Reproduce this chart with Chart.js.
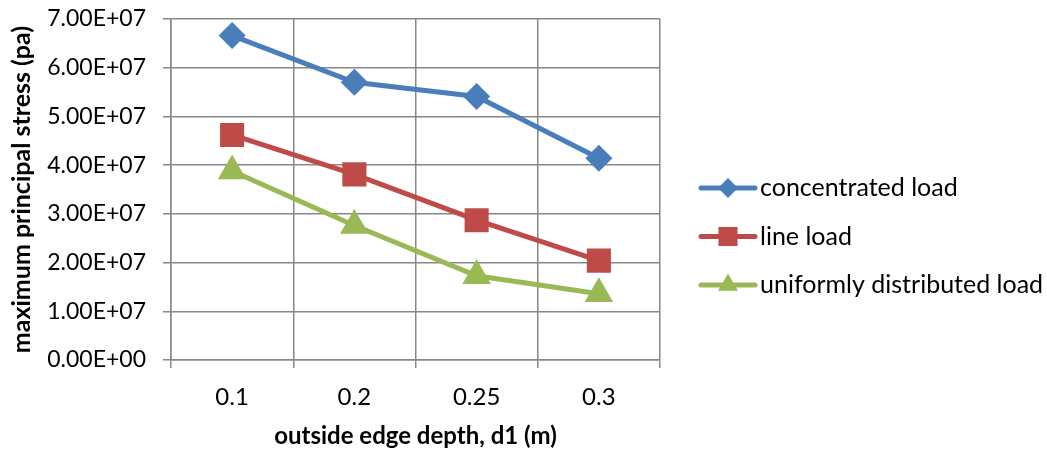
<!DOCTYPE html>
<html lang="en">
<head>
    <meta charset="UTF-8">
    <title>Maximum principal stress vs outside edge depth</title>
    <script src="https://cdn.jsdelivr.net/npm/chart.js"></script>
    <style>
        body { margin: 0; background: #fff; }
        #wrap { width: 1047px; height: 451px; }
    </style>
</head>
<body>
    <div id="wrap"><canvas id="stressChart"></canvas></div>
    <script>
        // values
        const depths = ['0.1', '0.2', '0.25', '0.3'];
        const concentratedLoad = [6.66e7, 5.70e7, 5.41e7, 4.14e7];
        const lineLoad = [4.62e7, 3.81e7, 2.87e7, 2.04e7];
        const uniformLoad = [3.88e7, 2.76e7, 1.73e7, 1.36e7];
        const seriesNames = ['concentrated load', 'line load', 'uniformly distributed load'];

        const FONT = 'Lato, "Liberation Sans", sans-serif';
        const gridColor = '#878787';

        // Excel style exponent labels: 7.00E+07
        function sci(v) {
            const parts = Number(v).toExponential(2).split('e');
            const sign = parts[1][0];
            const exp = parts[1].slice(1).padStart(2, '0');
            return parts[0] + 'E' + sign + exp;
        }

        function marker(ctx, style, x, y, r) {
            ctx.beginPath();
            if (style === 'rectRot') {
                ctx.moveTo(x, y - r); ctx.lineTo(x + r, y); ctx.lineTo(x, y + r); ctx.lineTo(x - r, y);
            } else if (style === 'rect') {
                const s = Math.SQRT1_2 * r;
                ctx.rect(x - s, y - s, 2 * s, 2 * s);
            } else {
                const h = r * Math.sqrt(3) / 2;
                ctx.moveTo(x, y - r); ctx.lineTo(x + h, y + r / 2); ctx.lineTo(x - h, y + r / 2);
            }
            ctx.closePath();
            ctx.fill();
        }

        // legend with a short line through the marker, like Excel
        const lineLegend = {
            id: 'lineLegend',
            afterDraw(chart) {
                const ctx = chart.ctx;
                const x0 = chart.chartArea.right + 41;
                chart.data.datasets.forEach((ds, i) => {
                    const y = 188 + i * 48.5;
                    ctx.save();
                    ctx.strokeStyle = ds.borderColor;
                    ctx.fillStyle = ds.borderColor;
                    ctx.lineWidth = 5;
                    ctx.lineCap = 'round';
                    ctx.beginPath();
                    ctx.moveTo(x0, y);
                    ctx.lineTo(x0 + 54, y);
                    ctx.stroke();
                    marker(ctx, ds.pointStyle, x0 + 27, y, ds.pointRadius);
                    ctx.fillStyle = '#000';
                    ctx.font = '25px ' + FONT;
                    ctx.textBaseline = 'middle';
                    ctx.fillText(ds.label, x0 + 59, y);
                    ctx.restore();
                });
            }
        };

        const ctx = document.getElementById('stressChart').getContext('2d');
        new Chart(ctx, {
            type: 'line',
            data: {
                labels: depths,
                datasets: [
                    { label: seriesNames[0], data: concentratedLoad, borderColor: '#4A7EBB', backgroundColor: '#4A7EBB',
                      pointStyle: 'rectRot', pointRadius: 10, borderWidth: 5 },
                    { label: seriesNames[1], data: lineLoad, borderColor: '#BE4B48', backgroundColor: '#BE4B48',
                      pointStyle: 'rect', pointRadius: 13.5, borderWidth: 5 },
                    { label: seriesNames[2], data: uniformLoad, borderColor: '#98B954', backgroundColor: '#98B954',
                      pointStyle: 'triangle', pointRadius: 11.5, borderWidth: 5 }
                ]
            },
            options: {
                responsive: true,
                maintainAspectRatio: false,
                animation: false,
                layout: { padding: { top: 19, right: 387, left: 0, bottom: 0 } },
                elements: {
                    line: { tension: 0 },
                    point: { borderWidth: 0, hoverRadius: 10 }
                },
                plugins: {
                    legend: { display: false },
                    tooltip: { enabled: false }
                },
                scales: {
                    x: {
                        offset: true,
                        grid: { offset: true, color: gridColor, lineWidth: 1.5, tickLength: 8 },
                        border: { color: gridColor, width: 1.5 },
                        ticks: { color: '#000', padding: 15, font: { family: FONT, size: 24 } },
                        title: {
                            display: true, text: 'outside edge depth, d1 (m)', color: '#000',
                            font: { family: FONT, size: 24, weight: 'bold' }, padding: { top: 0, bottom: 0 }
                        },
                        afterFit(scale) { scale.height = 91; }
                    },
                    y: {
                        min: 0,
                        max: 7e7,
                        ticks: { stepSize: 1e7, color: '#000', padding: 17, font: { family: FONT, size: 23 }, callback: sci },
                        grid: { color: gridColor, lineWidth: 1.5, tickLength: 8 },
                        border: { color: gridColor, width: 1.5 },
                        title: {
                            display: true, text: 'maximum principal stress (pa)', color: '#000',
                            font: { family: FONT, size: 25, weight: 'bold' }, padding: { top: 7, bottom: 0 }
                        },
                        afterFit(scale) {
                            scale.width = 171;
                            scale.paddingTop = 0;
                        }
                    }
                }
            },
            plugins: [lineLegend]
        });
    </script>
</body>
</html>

*Work to do*
Take the listing and print it again exactly, but without any pictures.

*Task output*
Reproduce this chart with Chart.js.
<!DOCTYPE html>
<html lang="en">
<head>
    <meta charset="UTF-8">
    <title>Maximum principal stress vs outside edge depth</title>
    <script src="https://cdn.jsdelivr.net/npm/chart.js"></script>
    <style>
        body { margin: 0; background: #fff; }
        #wrap { width: 1047px; height: 451px; }
    </style>
</head>
<body>
    <div id="wrap"><canvas id="stressChart"></canvas></div>
    <script>
        // values
        const depths = ['0.1', '0.2', '0.25', '0.3'];
        const concentratedLoad = [6.66e7, 5.70e7, 5.41e7, 4.14e7];
        const lineLoad = [4.62e7, 3.81e7, 2.87e7, 2.04e7];
        const uniformLoad = [3.88e7, 2.76e7, 1.73e7, 1.36e7];
        const seriesNames = ['concentrated load', 'line load', 'uniformly distributed load'];

        const FONT = 'Lato, "Liberation Sans", sans-serif';
        const gridColor = '#878787';

        // Excel style exponent labels: 7.00E+07
        function sci(v) {
            const parts = Number(v).toExponential(2).split('e');
            const sign = parts[1][0];
            const exp = parts[1].slice(1).padStart(2, '0');
            return parts[0] + 'E' + sign + exp;
        }

        function marker(ctx, style, x, y, r) {
            ctx.beginPath();
            if (style === 'rectRot') {
                ctx.moveTo(x, y - r); ctx.lineTo(x + r, y); ctx.lineTo(x, y + r); ctx.lineTo(x - r, y);
            } else if (style === 'rect') {
                const s = Math.SQRT1_2 * r;
                ctx.rect(x - s, y - s, 2 * s, 2 * s);
            } else {
                const h = r * Math.sqrt(3) / 2;
                ctx.moveTo(x, y - r); ctx.lineTo(x + h, y + r / 2); ctx.lineTo(x - h, y + r / 2);
            }
            ctx.closePath();
            ctx.fill();
        }

        // legend with a short line through the marker, like Excel
        const lineLegend = {
            id: 'lineLegend',
            afterDraw(chart) {
                const ctx = chart.ctx;
                const x0 = chart.chartArea.right + 41;
                chart.data.datasets.forEach((ds, i) => {
                    const y = 188 + i * 48.5;
                    ctx.save();
                    ctx.strokeStyle = ds.borderColor;
                    ctx.fillStyle = ds.borderColor;
                    ctx.lineWidth = 5;
                    ctx.lineCap = 'round';
                    ctx.beginPath();
                    ctx.moveTo(x0, y);
                    ctx.lineTo(x0 + 54, y);
                    ctx.stroke();
                    marker(ctx, ds.pointStyle, x0 + 27, y, ds.pointRadius);
                    ctx.fillStyle = '#000';
                    ctx.font = '25px ' + FONT;
                    ctx.textBaseline = 'middle';
                    ctx.fillText(ds.label, x0 + 59, y);
                    ctx.restore();
                });
            }
        };

        const ctx = document.getElementById('stressChart').getContext('2d');
        new Chart(ctx, {
            type: 'line',
            data: {
                labels: depths,
                datasets: [
                    { label: seriesNames[0], data: concentratedLoad, borderColor: '#4A7EBB', backgroundColor: '#4A7EBB',
                      pointStyle: 'rectRot', pointRadius: 10, borderWidth: 5 },
                    { label: seriesNames[1], data: lineLoad, borderColor: '#BE4B48', backgroundColor: '#BE4B48',
                      pointStyle: 'rect', pointRadius: 13.5, borderWidth: 5 },
                    { label: seriesNames[2], data: uniformLoad, borderColor: '#98B954', backgroundColor: '#98B954',
                      pointStyle: 'triangle', pointRadius: 11.5, borderWidth: 5 }
                ]
            },
            options: {
                responsive: true,
                maintainAspectRatio: false,
                animation: false,
                layout: { padding: { top: 19, right: 387, left: 0, bottom: 0 } },
                elements: {
                    line: { tension: 0 },
                    point: { borderWidth: 0, hoverRadius: 10 }
                },
                plugins: {
                    legend: { display: false },
                    tooltip: { enabled: false }
                },
                scales: {
                    x: {
                        offset: true,
                        grid: { offset: true, color: gridColor, lineWidth: 1.5, tickLength: 8 },
                        border: { color: gridColor, width: 1.5 },
                        ticks: { color: '#000', padding: 15, font: { family: FONT, size: 24 } },
                        title: {
                            display: true, text: 'outside edge depth, d1 (m)', color: '#000',
                            font: { family: FONT, size: 24, weight: 'bold' }, padding: { top: 0, bottom: 0 }
                        },
                        afterFit(scale) { scale.height = 91; }
                    },
                    y: {
                        min: 0,
                        max: 7e7,
                        ticks: { stepSize: 1e7, color: '#000', padding: 17, font: { family: FONT, size: 23 }, callback: sci },
                        grid: { color: gridColor, lineWidth: 1.5, tickLength: 8 },
                        border: { color: gridColor, width: 1.5 },
                        title: {
                            display: true, text: 'maximum principal stress (pa)', color: '#000',
                            font: { family: FONT, size: 25, weight: 'bold' }, padding: { top: 7, bottom: 0 }
                        },
                        afterFit(scale) {
                            scale.width = 171;
                            scale.paddingTop = 0;
                        }
                    }
                }
            },
            plugins: [lineLegend]
        });
    </script>
</body>
</html>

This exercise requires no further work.